=== MATERIAL ===

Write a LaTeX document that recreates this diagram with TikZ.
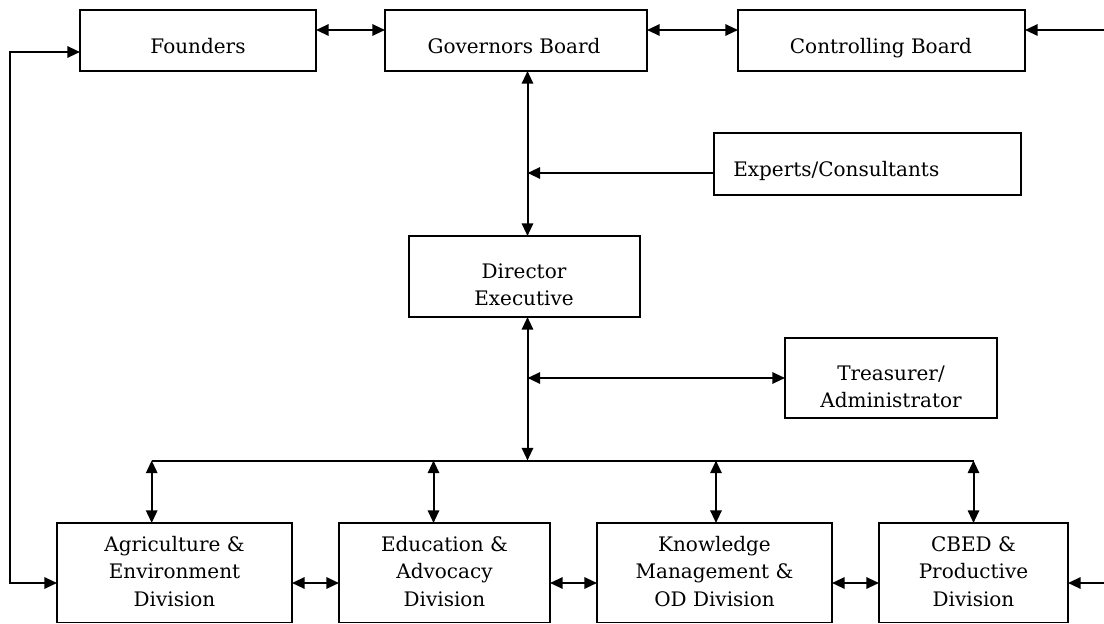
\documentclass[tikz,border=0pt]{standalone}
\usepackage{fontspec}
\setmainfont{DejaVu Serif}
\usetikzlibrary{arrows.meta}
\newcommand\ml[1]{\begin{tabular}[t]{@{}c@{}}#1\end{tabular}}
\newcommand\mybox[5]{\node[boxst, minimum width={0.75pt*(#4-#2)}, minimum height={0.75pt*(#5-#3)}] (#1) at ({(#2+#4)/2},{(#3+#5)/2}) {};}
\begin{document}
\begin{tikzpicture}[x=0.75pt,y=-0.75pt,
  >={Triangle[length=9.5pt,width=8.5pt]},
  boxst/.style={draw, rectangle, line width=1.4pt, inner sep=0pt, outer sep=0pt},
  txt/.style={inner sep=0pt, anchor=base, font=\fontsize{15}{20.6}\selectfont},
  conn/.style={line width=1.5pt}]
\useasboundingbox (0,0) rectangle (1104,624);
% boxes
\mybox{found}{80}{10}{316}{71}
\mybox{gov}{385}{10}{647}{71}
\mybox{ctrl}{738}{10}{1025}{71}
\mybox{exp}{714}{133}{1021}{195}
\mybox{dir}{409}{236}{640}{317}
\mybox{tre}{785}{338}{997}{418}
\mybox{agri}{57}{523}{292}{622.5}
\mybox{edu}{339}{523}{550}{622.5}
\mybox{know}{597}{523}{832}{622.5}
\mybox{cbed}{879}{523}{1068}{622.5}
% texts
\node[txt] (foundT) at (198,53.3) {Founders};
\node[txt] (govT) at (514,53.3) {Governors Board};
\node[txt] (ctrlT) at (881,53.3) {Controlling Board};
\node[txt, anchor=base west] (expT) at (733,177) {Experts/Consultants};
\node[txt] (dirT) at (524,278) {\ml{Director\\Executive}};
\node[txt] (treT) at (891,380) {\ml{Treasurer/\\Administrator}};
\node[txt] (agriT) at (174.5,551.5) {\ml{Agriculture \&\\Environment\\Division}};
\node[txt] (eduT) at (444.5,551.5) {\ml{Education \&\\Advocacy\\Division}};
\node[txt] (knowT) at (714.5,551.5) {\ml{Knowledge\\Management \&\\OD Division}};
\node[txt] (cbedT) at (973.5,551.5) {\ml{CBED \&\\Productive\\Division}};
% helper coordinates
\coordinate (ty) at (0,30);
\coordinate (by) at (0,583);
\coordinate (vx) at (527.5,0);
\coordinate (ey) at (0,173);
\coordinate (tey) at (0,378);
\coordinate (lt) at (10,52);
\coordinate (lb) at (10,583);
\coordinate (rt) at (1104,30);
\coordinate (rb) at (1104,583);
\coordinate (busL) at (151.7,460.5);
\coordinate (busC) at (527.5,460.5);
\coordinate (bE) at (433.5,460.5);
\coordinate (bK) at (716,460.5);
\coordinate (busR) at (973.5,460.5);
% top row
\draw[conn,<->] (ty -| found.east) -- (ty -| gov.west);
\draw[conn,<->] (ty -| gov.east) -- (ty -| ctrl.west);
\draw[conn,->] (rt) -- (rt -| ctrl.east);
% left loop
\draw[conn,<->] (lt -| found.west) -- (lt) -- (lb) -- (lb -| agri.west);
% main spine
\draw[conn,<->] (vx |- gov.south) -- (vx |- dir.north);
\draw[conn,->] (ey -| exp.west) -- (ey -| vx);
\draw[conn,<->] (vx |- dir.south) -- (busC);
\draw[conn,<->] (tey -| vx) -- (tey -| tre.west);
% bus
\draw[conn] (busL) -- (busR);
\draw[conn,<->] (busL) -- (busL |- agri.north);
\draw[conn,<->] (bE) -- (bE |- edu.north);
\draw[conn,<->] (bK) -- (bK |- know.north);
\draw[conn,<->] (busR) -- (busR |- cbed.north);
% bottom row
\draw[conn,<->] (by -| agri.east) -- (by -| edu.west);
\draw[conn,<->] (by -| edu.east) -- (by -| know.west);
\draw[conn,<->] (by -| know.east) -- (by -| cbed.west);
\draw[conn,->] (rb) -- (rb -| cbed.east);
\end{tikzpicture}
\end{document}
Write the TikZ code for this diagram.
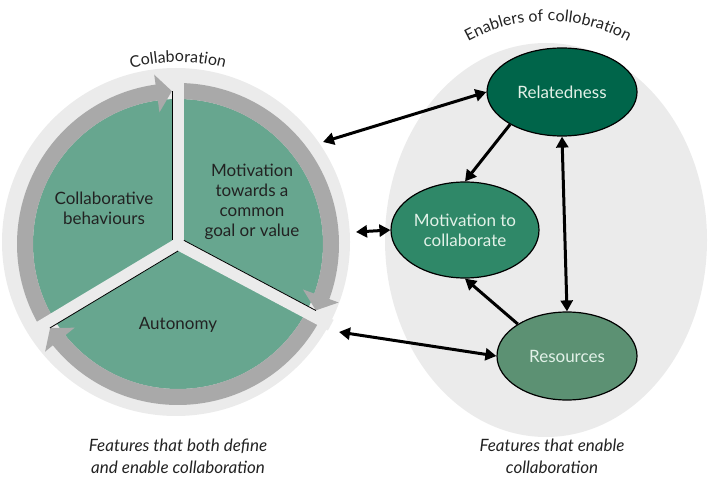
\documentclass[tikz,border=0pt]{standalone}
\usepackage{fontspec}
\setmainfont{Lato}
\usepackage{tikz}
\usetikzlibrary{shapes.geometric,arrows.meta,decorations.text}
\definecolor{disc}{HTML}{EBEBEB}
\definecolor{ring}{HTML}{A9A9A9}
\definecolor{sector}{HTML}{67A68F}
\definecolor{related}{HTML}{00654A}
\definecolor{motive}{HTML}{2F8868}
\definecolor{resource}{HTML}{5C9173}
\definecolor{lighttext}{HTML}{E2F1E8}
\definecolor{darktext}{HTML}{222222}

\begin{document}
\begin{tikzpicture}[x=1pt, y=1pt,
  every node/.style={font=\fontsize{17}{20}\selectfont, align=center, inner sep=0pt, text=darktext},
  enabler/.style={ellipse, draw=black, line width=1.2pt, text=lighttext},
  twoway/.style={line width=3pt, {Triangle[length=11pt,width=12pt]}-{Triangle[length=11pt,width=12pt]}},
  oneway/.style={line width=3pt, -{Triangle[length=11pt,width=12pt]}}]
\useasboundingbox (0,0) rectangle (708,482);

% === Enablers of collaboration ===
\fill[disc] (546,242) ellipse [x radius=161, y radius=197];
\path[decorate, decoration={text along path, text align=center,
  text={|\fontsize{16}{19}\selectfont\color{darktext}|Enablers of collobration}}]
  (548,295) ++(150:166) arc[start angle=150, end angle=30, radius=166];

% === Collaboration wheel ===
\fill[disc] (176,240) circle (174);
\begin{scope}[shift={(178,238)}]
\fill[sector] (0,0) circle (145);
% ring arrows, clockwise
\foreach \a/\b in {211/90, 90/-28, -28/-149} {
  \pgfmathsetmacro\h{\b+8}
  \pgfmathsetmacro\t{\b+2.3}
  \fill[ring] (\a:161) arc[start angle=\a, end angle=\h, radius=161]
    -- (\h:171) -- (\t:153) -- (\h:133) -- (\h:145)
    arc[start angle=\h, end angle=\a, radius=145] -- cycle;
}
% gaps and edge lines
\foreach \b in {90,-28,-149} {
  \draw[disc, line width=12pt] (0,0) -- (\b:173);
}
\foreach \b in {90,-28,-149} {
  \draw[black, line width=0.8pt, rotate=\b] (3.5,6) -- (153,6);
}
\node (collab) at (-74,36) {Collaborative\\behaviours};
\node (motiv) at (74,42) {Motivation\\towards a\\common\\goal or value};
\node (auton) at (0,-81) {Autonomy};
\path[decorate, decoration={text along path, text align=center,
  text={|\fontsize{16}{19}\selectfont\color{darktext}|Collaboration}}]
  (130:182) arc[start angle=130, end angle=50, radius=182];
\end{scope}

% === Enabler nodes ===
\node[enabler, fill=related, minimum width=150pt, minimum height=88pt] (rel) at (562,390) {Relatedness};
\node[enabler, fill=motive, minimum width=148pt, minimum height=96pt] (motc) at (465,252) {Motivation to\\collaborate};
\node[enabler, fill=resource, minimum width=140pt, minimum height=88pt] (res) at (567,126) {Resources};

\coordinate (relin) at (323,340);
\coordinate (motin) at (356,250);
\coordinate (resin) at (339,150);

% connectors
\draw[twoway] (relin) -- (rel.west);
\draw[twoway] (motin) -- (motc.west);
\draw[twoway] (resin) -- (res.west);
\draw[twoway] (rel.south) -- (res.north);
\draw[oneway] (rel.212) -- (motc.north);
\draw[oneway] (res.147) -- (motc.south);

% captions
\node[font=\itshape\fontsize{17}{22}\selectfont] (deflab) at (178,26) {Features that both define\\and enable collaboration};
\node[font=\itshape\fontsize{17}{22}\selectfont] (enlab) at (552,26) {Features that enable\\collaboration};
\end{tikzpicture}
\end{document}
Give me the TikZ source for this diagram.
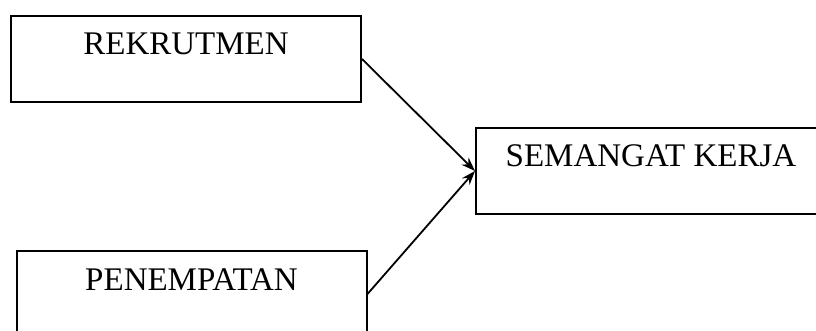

===

▶ **WHAT IS ASKED**
Output the material word for word, omitting its pictures.

▶ **SOLVED EXERCISE**
Write a LaTeX document that recreates this diagram with TikZ.
\documentclass[tikz,border=0pt]{standalone}
\usepackage{fontspec}
\setmainfont{DejaVu Serif}
\usetikzlibrary{arrows.meta}
\newcommand\ml[1]{\begin{tabular}[t]{@{}c@{}}#1\end{tabular}}
\newcommand\mybox[5]{\node[boxst, minimum width={0.75pt*(#4-#2)}, minimum height={0.75pt*(#5-#3)}] (#1) at ({(#2+#4)/2},{(#3+#5)/2}) {};}
\begin{document}
\begin{tikzpicture}[x=0.75pt,y=-0.75pt,
  >={Triangle[length=9.5pt,width=8.5pt]},
  boxst/.style={draw, rectangle, line width=1.4pt, inner sep=0pt, outer sep=0pt},
  txt/.style={inner sep=0pt, anchor=base, font=\fontsize{15}{20.6}\selectfont},
  conn/.style={line width=1.5pt}]
\useasboundingbox (0,0) rectangle (1104,624);
% boxes
\mybox{found}{80}{10}{316}{71}
\mybox{gov}{385}{10}{647}{71}
\mybox{ctrl}{738}{10}{1025}{71}
\mybox{exp}{714}{133}{1021}{195}
\mybox{dir}{409}{236}{640}{317}
\mybox{tre}{785}{338}{997}{418}
\mybox{agri}{57}{523}{292}{622.5}
\mybox{edu}{339}{523}{550}{622.5}
\mybox{know}{597}{523}{832}{622.5}
\mybox{cbed}{879}{523}{1068}{622.5}
% texts
\node[txt] (foundT) at (198,53.3) {Founders};
\node[txt] (govT) at (514,53.3) {Governors Board};
\node[txt] (ctrlT) at (881,53.3) {Controlling Board};
\node[txt, anchor=base west] (expT) at (733,177) {Experts/Consultants};
\node[txt] (dirT) at (524,278) {\ml{Director\\Executive}};
\node[txt] (treT) at (891,380) {\ml{Treasurer/\\Administrator}};
\node[txt] (agriT) at (174.5,551.5) {\ml{Agriculture \&\\Environment\\Division}};
\node[txt] (eduT) at (444.5,551.5) {\ml{Education \&\\Advocacy\\Division}};
\node[txt] (knowT) at (714.5,551.5) {\ml{Knowledge\\Management \&\\OD Division}};
\node[txt] (cbedT) at (973.5,551.5) {\ml{CBED \&\\Productive\\Division}};
% helper coordinates
\coordinate (ty) at (0,30);
\coordinate (by) at (0,583);
\coordinate (vx) at (527.5,0);
\coordinate (ey) at (0,173);
\coordinate (tey) at (0,378);
\coordinate (lt) at (10,52);
\coordinate (lb) at (10,583);
\coordinate (rt) at (1104,30);
\coordinate (rb) at (1104,583);
\coordinate (busL) at (151.7,460.5);
\coordinate (busC) at (527.5,460.5);
\coordinate (bE) at (433.5,460.5);
\coordinate (bK) at (716,460.5);
\coordinate (busR) at (973.5,460.5);
% top row
\draw[conn,<->] (ty -| found.east) -- (ty -| gov.west);
\draw[conn,<->] (ty -| gov.east) -- (ty -| ctrl.west);
\draw[conn,->] (rt) -- (rt -| ctrl.east);
% left loop
\draw[conn,<->] (lt -| found.west) -- (lt) -- (lb) -- (lb -| agri.west);
% main spine
\draw[conn,<->] (vx |- gov.south) -- (vx |- dir.north);
\draw[conn,->] (ey -| exp.west) -- (ey -| vx);
\draw[conn,<->] (vx |- dir.south) -- (busC);
\draw[conn,<->] (tey -| vx) -- (tey -| tre.west);
% bus
\draw[conn] (busL) -- (busR);
\draw[conn,<->] (busL) -- (busL |- agri.north);
\draw[conn,<->] (bE) -- (bE |- edu.north);
\draw[conn,<->] (bK) -- (bK |- know.north);
\draw[conn,<->] (busR) -- (busR |- cbed.north);
% bottom row
\draw[conn,<->] (by -| agri.east) -- (by -| edu.west);
\draw[conn,<->] (by -| edu.east) -- (by -| know.west);
\draw[conn,<->] (by -| know.east) -- (by -| cbed.west);
\draw[conn,->] (rb) -- (rb -| cbed.east);
\end{tikzpicture}
\end{document}
Write the TikZ code for this diagram.
\documentclass[tikz,border=0pt]{standalone}
\usepackage{fontspec}
\setmainfont{Lato}
\usepackage{tikz}
\usetikzlibrary{shapes.geometric,arrows.meta,decorations.text}
\definecolor{disc}{HTML}{EBEBEB}
\definecolor{ring}{HTML}{A9A9A9}
\definecolor{sector}{HTML}{67A68F}
\definecolor{related}{HTML}{00654A}
\definecolor{motive}{HTML}{2F8868}
\definecolor{resource}{HTML}{5C9173}
\definecolor{lighttext}{HTML}{E2F1E8}
\definecolor{darktext}{HTML}{222222}

\begin{document}
\begin{tikzpicture}[x=1pt, y=1pt,
  every node/.style={font=\fontsize{17}{20}\selectfont, align=center, inner sep=0pt, text=darktext},
  enabler/.style={ellipse, draw=black, line width=1.2pt, text=lighttext},
  twoway/.style={line width=3pt, {Triangle[length=11pt,width=12pt]}-{Triangle[length=11pt,width=12pt]}},
  oneway/.style={line width=3pt, -{Triangle[length=11pt,width=12pt]}}]
\useasboundingbox (0,0) rectangle (708,482);

% === Enablers of collaboration ===
\fill[disc] (546,242) ellipse [x radius=161, y radius=197];
\path[decorate, decoration={text along path, text align=center,
  text={|\fontsize{16}{19}\selectfont\color{darktext}|Enablers of collobration}}]
  (548,295) ++(150:166) arc[start angle=150, end angle=30, radius=166];

% === Collaboration wheel ===
\fill[disc] (176,240) circle (174);
\begin{scope}[shift={(178,238)}]
\fill[sector] (0,0) circle (145);
% ring arrows, clockwise
\foreach \a/\b in {211/90, 90/-28, -28/-149} {
  \pgfmathsetmacro\h{\b+8}
  \pgfmathsetmacro\t{\b+2.3}
  \fill[ring] (\a:161) arc[start angle=\a, end angle=\h, radius=161]
    -- (\h:171) -- (\t:153) -- (\h:133) -- (\h:145)
    arc[start angle=\h, end angle=\a, radius=145] -- cycle;
}
% gaps and edge lines
\foreach \b in {90,-28,-149} {
  \draw[disc, line width=12pt] (0,0) -- (\b:173);
}
\foreach \b in {90,-28,-149} {
  \draw[black, line width=0.8pt, rotate=\b] (3.5,6) -- (153,6);
}
\node (collab) at (-74,36) {Collaborative\\behaviours};
\node (motiv) at (74,42) {Motivation\\towards a\\common\\goal or value};
\node (auton) at (0,-81) {Autonomy};
\path[decorate, decoration={text along path, text align=center,
  text={|\fontsize{16}{19}\selectfont\color{darktext}|Collaboration}}]
  (130:182) arc[start angle=130, end angle=50, radius=182];
\end{scope}

% === Enabler nodes ===
\node[enabler, fill=related, minimum width=150pt, minimum height=88pt] (rel) at (562,390) {Relatedness};
\node[enabler, fill=motive, minimum width=148pt, minimum height=96pt] (motc) at (465,252) {Motivation to\\collaborate};
\node[enabler, fill=resource, minimum width=140pt, minimum height=88pt] (res) at (567,126) {Resources};

\coordinate (relin) at (323,340);
\coordinate (motin) at (356,250);
\coordinate (resin) at (339,150);

% connectors
\draw[twoway] (relin) -- (rel.west);
\draw[twoway] (motin) -- (motc.west);
\draw[twoway] (resin) -- (res.west);
\draw[twoway] (rel.south) -- (res.north);
\draw[oneway] (rel.212) -- (motc.north);
\draw[oneway] (res.147) -- (motc.south);

% captions
\node[font=\itshape\fontsize{17}{22}\selectfont] (deflab) at (178,26) {Features that both define\\and enable collaboration};
\node[font=\itshape\fontsize{17}{22}\selectfont] (enlab) at (552,26) {Features that enable\\collaboration};
\end{tikzpicture}
\end{document}
Give me the TikZ source for this diagram.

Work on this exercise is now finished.